Omit all pictures. Copy the rest of the material exactly.

(Data section):
--- Start ---

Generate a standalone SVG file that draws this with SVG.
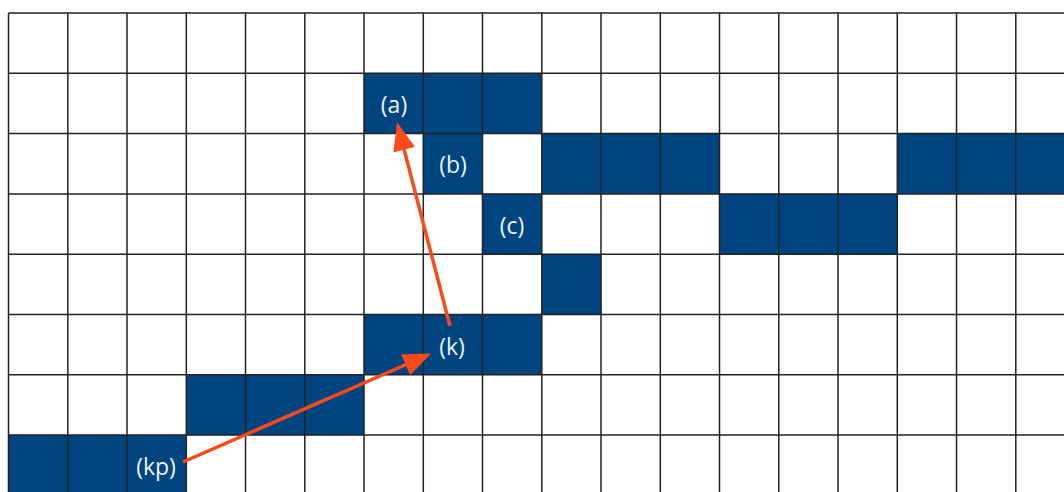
<svg xmlns="http://www.w3.org/2000/svg" width="1064" height="492" viewBox="0 0 1064 492">
<defs>
<style>
.f{fill:#00457f}
.g{stroke:#222;stroke-width:1.5;fill:none}
.t{font-family:"Open Sans","DejaVu Sans",sans-serif;font-size:23px;fill:#eef3f8;text-anchor:middle;dominant-baseline:central}
.c{stroke:#fb4a1a;stroke-width:3.5;fill:none}
</style>
<marker id="ah" markerWidth="8" markerHeight="6.4" refX="7" refY="3.2" orient="auto" markerUnits="strokeWidth">
<path d="M0,0 L8,3.2 L0,6.4 Z" fill="#fb4a1a"/>
</marker>
</defs>
<rect width="1064" height="492" fill="#fff"/>
<g id="cells">
<rect class="f" x="364" y="73.3" width="177.8" height="60.3"/>
<rect class="f" x="423.3" y="133.6" width="59.2" height="60.3"/>
<rect class="f" x="542" y="133.6" width="177.7" height="60.3"/>
<rect class="f" x="897.8" y="133.6" width="170" height="60.3"/>
<rect class="f" x="482.5" y="193.9" width="59.3" height="60.3"/>
<rect class="f" x="719.8" y="193.9" width="178" height="60.3"/>
<rect class="f" x="542" y="254.2" width="59.3" height="60.3"/>
<rect class="f" x="364" y="314.5" width="177.8" height="60.3"/>
<rect class="f" x="186.3" y="374.8" width="177.7" height="60.3"/>
<rect class="f" x="8.5" y="435.1" width="177.8" height="60"/>
</g>
<g id="grid" class="g">
<path d="M8.5,13V492M67.8,13V492M127,13V492M186.3,13V492M245.5,13V492M304.8,13V492M364,13V492M423.3,13V492M482.5,13V492M541.8,13V492M601,13V492M660.3,13V492M719.5,13V492M778.8,13V492M838,13V492M897.3,13V492M956.5,13V492M1015.8,13V492"/>
<path d="M8.5,13H1064M8.5,73.3H1064M8.5,133.6H1064M8.5,193.9H1064M8.5,254.2H1064M8.5,314.5H1064M8.5,374.8H1064M8.5,435.1H1064"/>
</g>
<g id="node-a"><text class="t" x="394" y="104">(a)</text></g>
<g id="node-b"><text class="t" x="453" y="164">(b)</text></g>
<g id="node-c"><text class="t" x="512" y="225">(c)</text></g>
<g id="node-k"><text class="t" x="452" y="346">(k)</text></g>
<g id="node-kp"><text class="t" x="156" y="466">(kp)</text></g>
<g id="connectors">
<line class="c" x1="450" y1="326" x2="398" y2="126" marker-end="url(#ah)"/>
<line class="c" x1="183" y1="462" x2="428" y2="355" marker-end="url(#ah)"/>
</g>
</svg>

--- End ---

(Written solution):
Generate a standalone SVG file that draws this with SVG.
<svg xmlns="http://www.w3.org/2000/svg" width="1064" height="492" viewBox="0 0 1064 492">
<defs>
<style>
.f{fill:#00457f}
.g{stroke:#222;stroke-width:1.5;fill:none}
.t{font-family:"Open Sans","DejaVu Sans",sans-serif;font-size:23px;fill:#eef3f8;text-anchor:middle;dominant-baseline:central}
.c{stroke:#fb4a1a;stroke-width:3.5;fill:none}
</style>
<marker id="ah" markerWidth="8" markerHeight="6.4" refX="7" refY="3.2" orient="auto" markerUnits="strokeWidth">
<path d="M0,0 L8,3.2 L0,6.4 Z" fill="#fb4a1a"/>
</marker>
</defs>
<rect width="1064" height="492" fill="#fff"/>
<g id="cells">
<rect class="f" x="364" y="73.3" width="177.8" height="60.3"/>
<rect class="f" x="423.3" y="133.6" width="59.2" height="60.3"/>
<rect class="f" x="542" y="133.6" width="177.7" height="60.3"/>
<rect class="f" x="897.8" y="133.6" width="170" height="60.3"/>
<rect class="f" x="482.5" y="193.9" width="59.3" height="60.3"/>
<rect class="f" x="719.8" y="193.9" width="178" height="60.3"/>
<rect class="f" x="542" y="254.2" width="59.3" height="60.3"/>
<rect class="f" x="364" y="314.5" width="177.8" height="60.3"/>
<rect class="f" x="186.3" y="374.8" width="177.7" height="60.3"/>
<rect class="f" x="8.5" y="435.1" width="177.8" height="60"/>
</g>
<g id="grid" class="g">
<path d="M8.5,13V492M67.8,13V492M127,13V492M186.3,13V492M245.5,13V492M304.8,13V492M364,13V492M423.3,13V492M482.5,13V492M541.8,13V492M601,13V492M660.3,13V492M719.5,13V492M778.8,13V492M838,13V492M897.3,13V492M956.5,13V492M1015.8,13V492"/>
<path d="M8.5,13H1064M8.5,73.3H1064M8.5,133.6H1064M8.5,193.9H1064M8.5,254.2H1064M8.5,314.5H1064M8.5,374.8H1064M8.5,435.1H1064"/>
</g>
<g id="node-a"><text class="t" x="394" y="104">(a)</text></g>
<g id="node-b"><text class="t" x="453" y="164">(b)</text></g>
<g id="node-c"><text class="t" x="512" y="225">(c)</text></g>
<g id="node-k"><text class="t" x="452" y="346">(k)</text></g>
<g id="node-kp"><text class="t" x="156" y="466">(kp)</text></g>
<g id="connectors">
<line class="c" x1="450" y1="326" x2="398" y2="126" marker-end="url(#ah)"/>
<line class="c" x1="183" y1="462" x2="428" y2="355" marker-end="url(#ah)"/>
</g>
</svg>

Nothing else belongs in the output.